Mr. Tillerson had hoped, several weeks ago, to make the battle against the Islamic State a focus of this trip, working with Russia to seal off the last escape routes from Raqqa, in hopes of killing the remainder of the Islamic State force there.

Instead, the chemical attack in Syria — and the investigations into how and how significantly Mr. Putin interfered in the United States presidential election — have overshadowed what Mr. Tillerson has insisted remains the No. 1 priority: defeating the Islamic State.
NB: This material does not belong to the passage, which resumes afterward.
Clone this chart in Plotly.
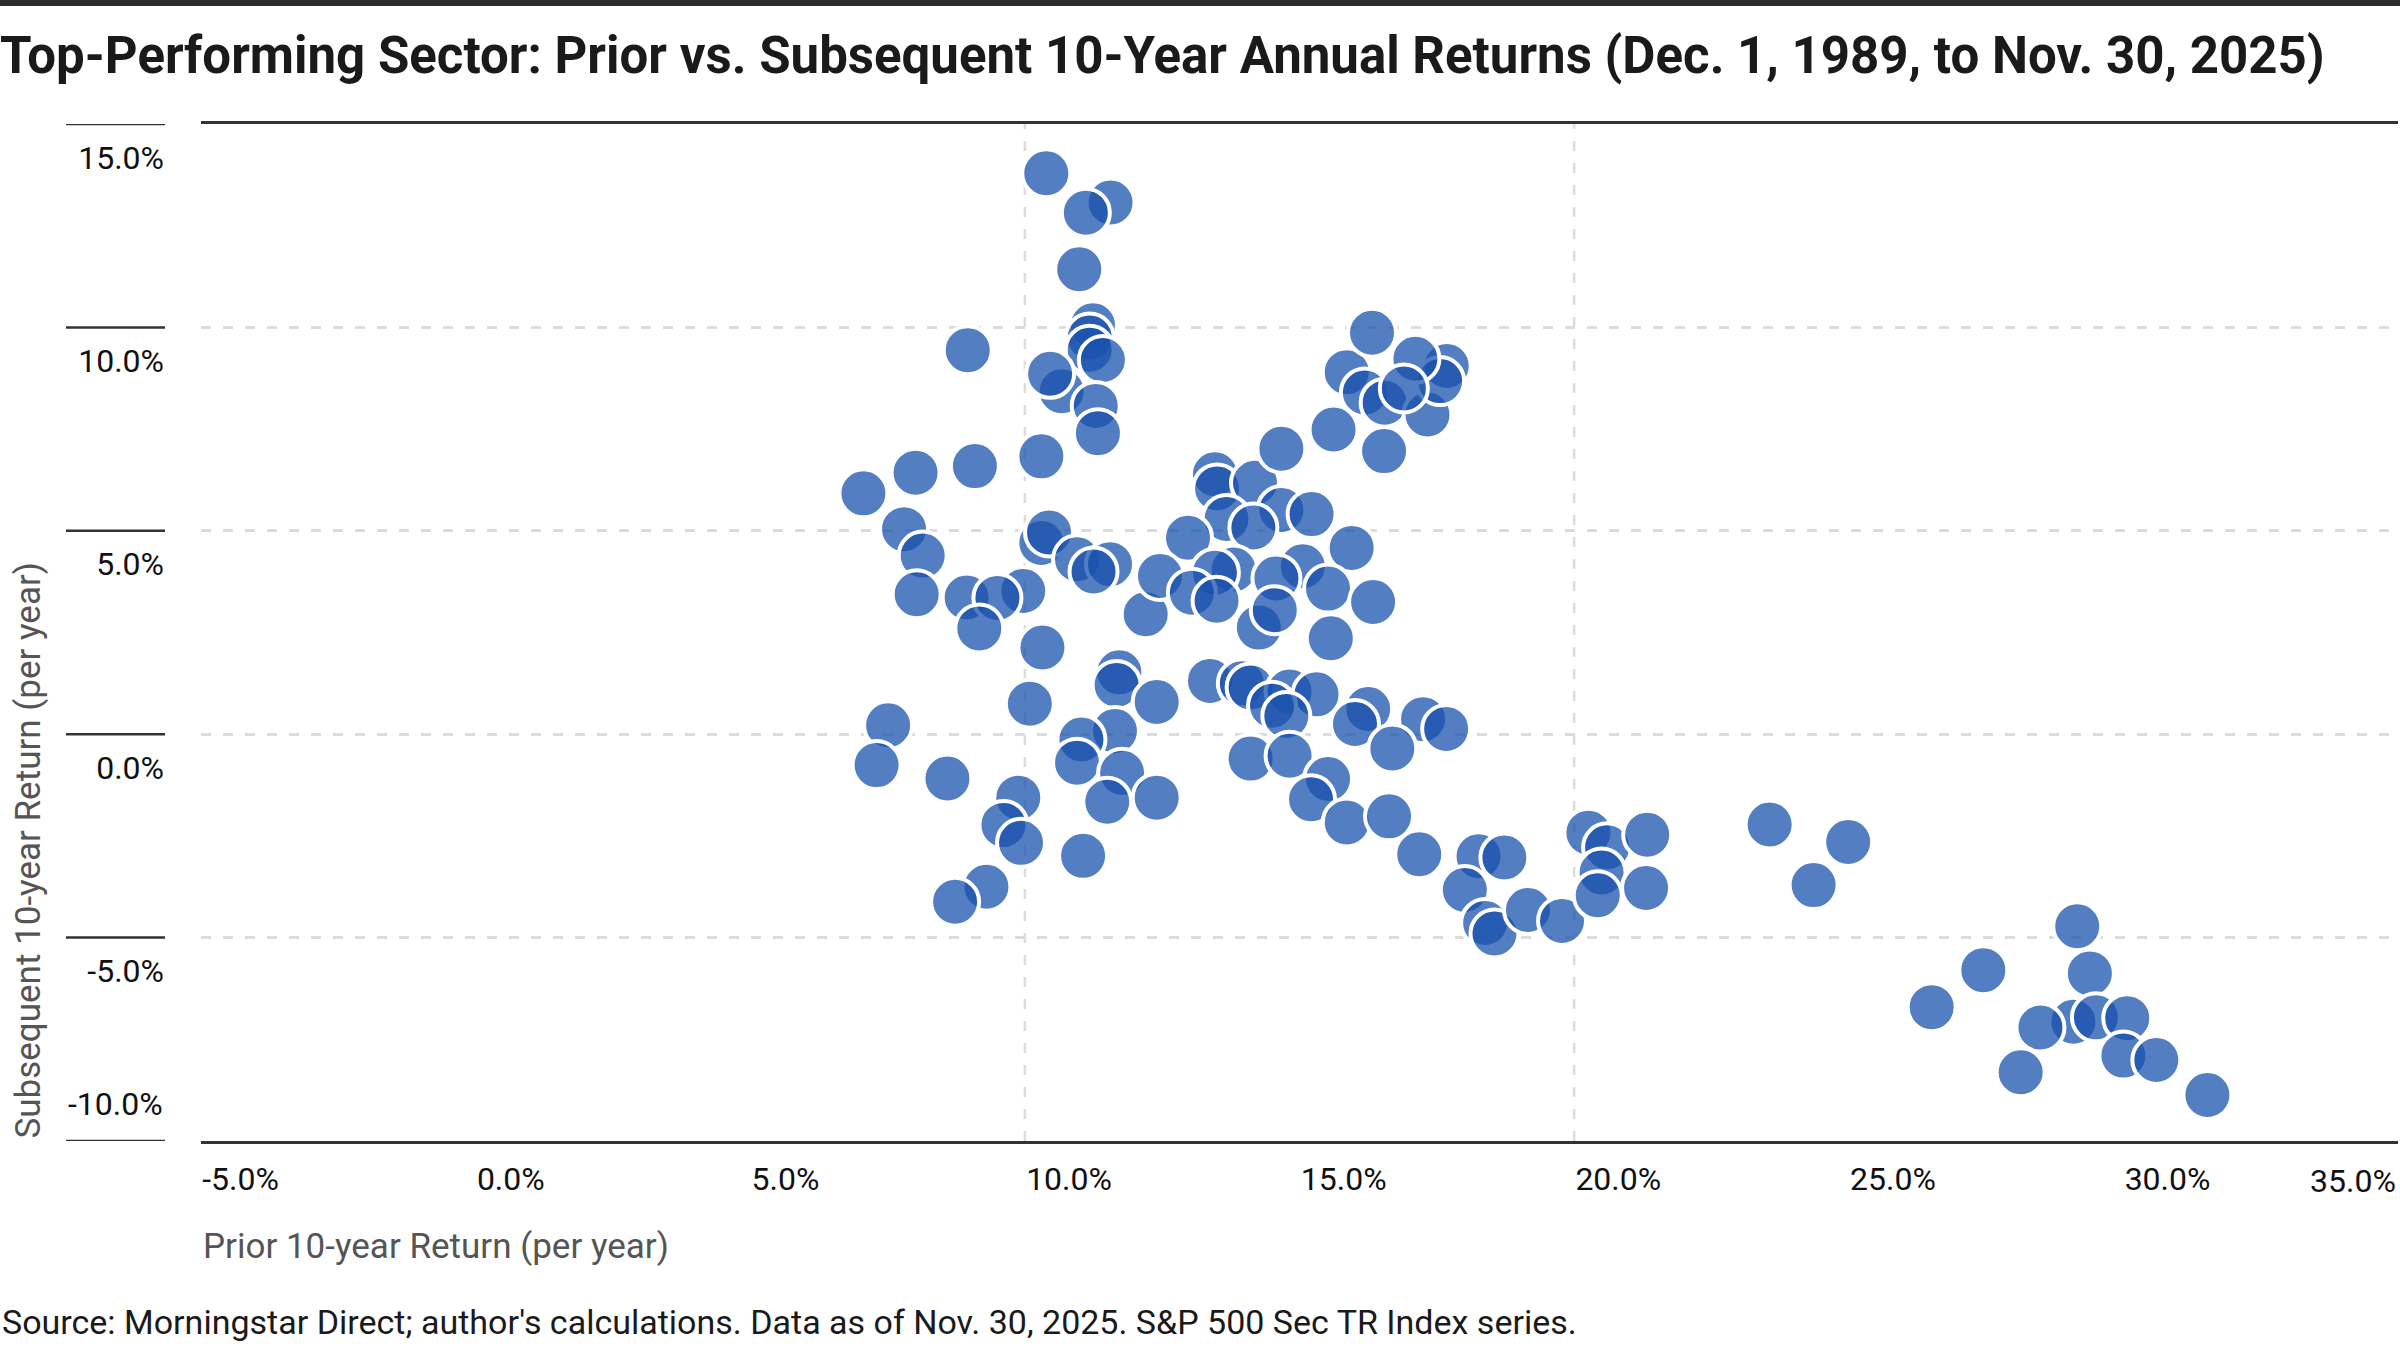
import plotly.graph_objects as go

# Prior 10-year annualized return (%) of the top-performing sector, and its subsequent 10-year annualized return (%)
prior_return = [
    11.56, 11.11, 10.39, 10.99, 8.96,
    11.24, 11.18, 11.18, 11.42, 10.67, 10.46, 11.29, 11.33,
    10.30, 9.09, 8.01, 7.06,
    7.80, 8.14, 8.03, 8.94, 9.97, 9.50, 9.17, 10.32, 10.09,
    10.30, 10.44, 10.95, 11.55, 11.25, 12.20,
    11.72, 11.67, 12.40, 11.64, 11.03, 10.95, 11.77, 11.50, 12.40,
    7.51, 7.30, 8.59, 9.88, 9.61, 9.93, 11.06, 9.30, 8.73,
    13.46, 13.50, 14.19, 14.67, 15.22, 13.67, 14.16, 12.97, 15.95, 15.06,
    13.80, 13.46, 12.46, 14.58, 13.04, 13.49, 15.52, 16.34, 14.26, 15.57, 14.55,
    13.37, 13.95, 14.11, 14.82, 15.31, 14.50, 14.76, 16.25, 16.01, 17.25, 17.67, 16.69,
    14.11, 14.82, 15.52, 15.21, 15.86, 16.63, 17.18,
    14.67, 15.62, 16.54, 15.86, 16.19, 16.55, 17.33, 17.68, 17.56, 17.11, 16.32, 16.90,
    18.26, 18.73, 18.01, 18.38, 18.55, 19.16, 19.78, 20.26, 20.60, 21.33, 20.50, 20.43, 21.31,
    23.56, 24.99, 24.36,
    29.16, 27.45, 26.51, 29.39, 29.09, 29.50, 28.49, 30.07, 28.13, 30.00, 30.60, 31.53,
]
subsequent_return = [
    13.07, 12.82, 13.79, 11.43, 9.44,
    10.05, 9.75, 9.45, 9.20, 8.43, 8.86, 8.07, 7.40,
    6.83, 6.59, 6.43, 5.92,
    5.04, 4.39, 3.44, 3.36, 3.52, 3.35, 2.60, 2.13, 0.75,
    4.70, 4.96, 4.30, 4.18, 4.00, 2.95,
    1.52, 1.21, 0.79, 0.08, -0.13, -0.70, -0.95, -1.66, -1.56,
    0.22, -0.76, -1.09, -1.56, -2.23, -2.67, -2.99, -3.75, -4.12,
    6.39, 6.04, 6.18, 5.51, 5.41, 5.29, 5.08, 4.83, 4.58, 4.13,
    4.05, 3.97, 3.89, 3.83, 3.48, 3.28, 3.58, 3.25, 2.62, 2.36, 3.05,
    1.31, 1.25, 1.15, 1.05, 0.98, 0.70, 0.45, 0.62, 0.25, 0.37, 0.13, -0.35,
    -0.60, -0.53, -1.10, -1.60, -2.17, -2.02, -2.95,
    7.02, 7.49, 6.96, 8.90, 8.40, 8.15, 7.86, 9.05, 8.68, 9.23, 9.87, 8.50,
    -3.00, -3.03, -3.83, -4.64, -4.90, -4.32, -4.59, -2.42, -2.78, -2.47, -3.40, -3.96, -3.78,
    -2.22, -2.65, -3.71,
    -4.72, -5.80, -6.71, -5.88, -7.07, -6.96, -7.21, -6.98, -8.31, -7.90, -8.01, -8.87,
]

x_tick_values = [-5, 0, 5, 10, 15, 20, 25, 30]
x_tick_labels = ["-5.0%", "0.0%", "5.0%", "10.0%", "15.0%", "20.0%", "25.0%", "30.0%"]
x_last_tick_value = 35
x_last_tick_label = "35.0%"
y_tick_values = [15, 10, 5, 0, -5]
y_tick_labels = ["15.0%", "10.0%", "5.0%", "0.0%", "-5.0%"]
y_last_tick_value = -10
y_last_tick_label = "-10.0%"
x_grid_values = [10, 20]

TITLE = "Top-Performing Sector: Prior vs. Subsequent 10-Year Annual Returns (Dec. 1, 1989, to Nov. 30, 2025)"
X_TITLE = "Prior 10-year Return (per year)"
Y_TITLE = "Subsequent 10-year Return (per year)"
SOURCE = "Source: Morningstar Direct; author's calculations. Data as of Nov. 30, 2025. S&P 500 Sec TR Index series."

FONT = "Roboto, Liberation Sans, Arial, sans-serif"
W, H = 2400, 1350
ML, MR, MT, MB = 201, 2, 124, 209
PW = W - ML - MR
PH = H - MT - MB
TICK_SIZE = 32

fig = go.Figure()
fig.add_trace(go.Scatter(
    x=prior_return, y=subsequent_return, mode="markers",
    marker=dict(size=48, color="rgba(24,81,173,0.74)", line=dict(color="white", width=4)),
    showlegend=False, hoverinfo="x+y",
))

shapes = []
# y tick marks to the left of the plot
for v in y_tick_values + [y_last_tick_value]:
    shapes.append(dict(type="line", xref="paper", yref="y",
                       x0=(66 - ML) / PW, x1=(165 - ML) / PW, y0=v, y1=v,
                       line=dict(color="#333333", width=2.5)))
# vertical dashed grid lines
for v in x_grid_values:
    shapes.append(dict(type="line", xref="x", yref="paper", x0=v, x1=v, y0=0, y1=1,
                       line=dict(color="#dcdcdc", width=2.5, dash="10px,12px"), layer="below"))
# top dark bar
shapes.append(dict(type="rect", xref="paper", yref="paper",
                   x0=-ML / PW - 0.01, x1=1.01, y0=(PH + MT - 6) / PH, y1=(PH + MT + 2) / PH,
                   fillcolor="#2b2b2b", line=dict(width=0)))

annotations = [
    dict(text=y_last_tick_label, xref="paper", yref="y", x=(165 - ML) / PW, y=y_last_tick_value,
         xanchor="right", yanchor="middle", yshift=37, showarrow=False,
         font=dict(family=FONT, size=TICK_SIZE, color="#111111")),
    dict(text=x_last_tick_label, xref="x", yref="paper", x=x_last_tick_value, y=0,
         xanchor="right", yanchor="middle", yshift=-40, showarrow=False,
         font=dict(family=FONT, size=TICK_SIZE, color="#111111")),
    dict(text=X_TITLE, xref="paper", yref="paper", x=0, y=(-1246 + MT + PH) / PH,
         xanchor="left", yanchor="middle", showarrow=False,
         font=dict(family=FONT, size=35, color="#555555")),
    dict(text=Y_TITLE, xref="paper", yref="paper", x=(28 - ML) / PW, y=0, textangle=-90,
         xanchor="center", yanchor="bottom", showarrow=False,
         font=dict(family=FONT, size=35, color="#555555")),
    dict(text=SOURCE, xref="paper", yref="paper", x=-ML / PW, y=(-1322 + MT + PH) / PH,
         xanchor="left", yanchor="middle", showarrow=False,
         font=dict(family=FONT, size=34, color="#1a1a1a")),
]

fig.update_layout(
    width=W, height=H,
    margin=dict(l=ML, r=MR, t=MT, b=MB, autoexpand=False),
    paper_bgcolor="white", plot_bgcolor="white",
    title=dict(text=TITLE, x=0.0, xref="container", xanchor="left",
               y=1 - 55 / H, yref="container", yanchor="middle",
               font=dict(family=FONT, size=51, color="#1a1a1a", weight=700)),
    xaxis=dict(range=[-5, 35], tickvals=x_tick_values, ticktext=x_tick_labels,
               ticklabelposition="outside right", ticks="", ticklabelstandoff=8,
               showgrid=False, zeroline=False, showline=True, mirror=True,
               linecolor="#333333", linewidth=2.5, automargin=False,
               tickfont=dict(family=FONT, size=TICK_SIZE, color="#111111")),
    yaxis=dict(range=[-10, 15], tickvals=y_tick_values, ticktext=y_tick_labels,
               ticklabelposition="outside bottom", ticks="", ticklabelstandoff=36,
               ticklabelshift=11,
               showgrid=True, gridcolor="#dcdcdc", gridwidth=2.5, griddash="10px,12px",
               zeroline=False, showline=False, automargin=False,
               tickfont=dict(family=FONT, size=TICK_SIZE, color="#111111")),
    shapes=shapes, annotations=annotations,
)

# remove the browser's default page margin so the figure sits flush with the window
fig.write_html("out.html", config={"displayModeBar": False},
               post_script="document.body.style.margin='0px';document.body.style.overflow='hidden';")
There was some suggestion by the Russians that Mr. Lavrov and Mr. Tillerson would talk about no-fly zones, one way of keeping Mr. Assad’s air force grounded. But it is unclear how that would work, and the prospect of confrontation between American and Russian forces would be significant as the no-fly zone was enforced.

Meanwhile, Mr. Putin went on Mir TV to suggest two theories about how the sarin gas attack might not have been the responsibility of Mr. Assad. He said that there was evidence, which he did not specify, that the shells hit a bunker of chemical weapons, a view that other Russian officials have expressed previously. The United States rejected this conclusion when it declassified intelligence assessments on Tuesday.

The second theory Mr. Putin offered was that “this was all staged, in other words this was a provocation.” “This was deliberately done to create noise and pretext, for additional pressure on the legitimate Syrian government,” he said. “That’s all. This needs to be checked. Without a check we don’t think it is possible to make any steps against the official Syrian government.”

Mr. Tillerson has all but called that theory fake news.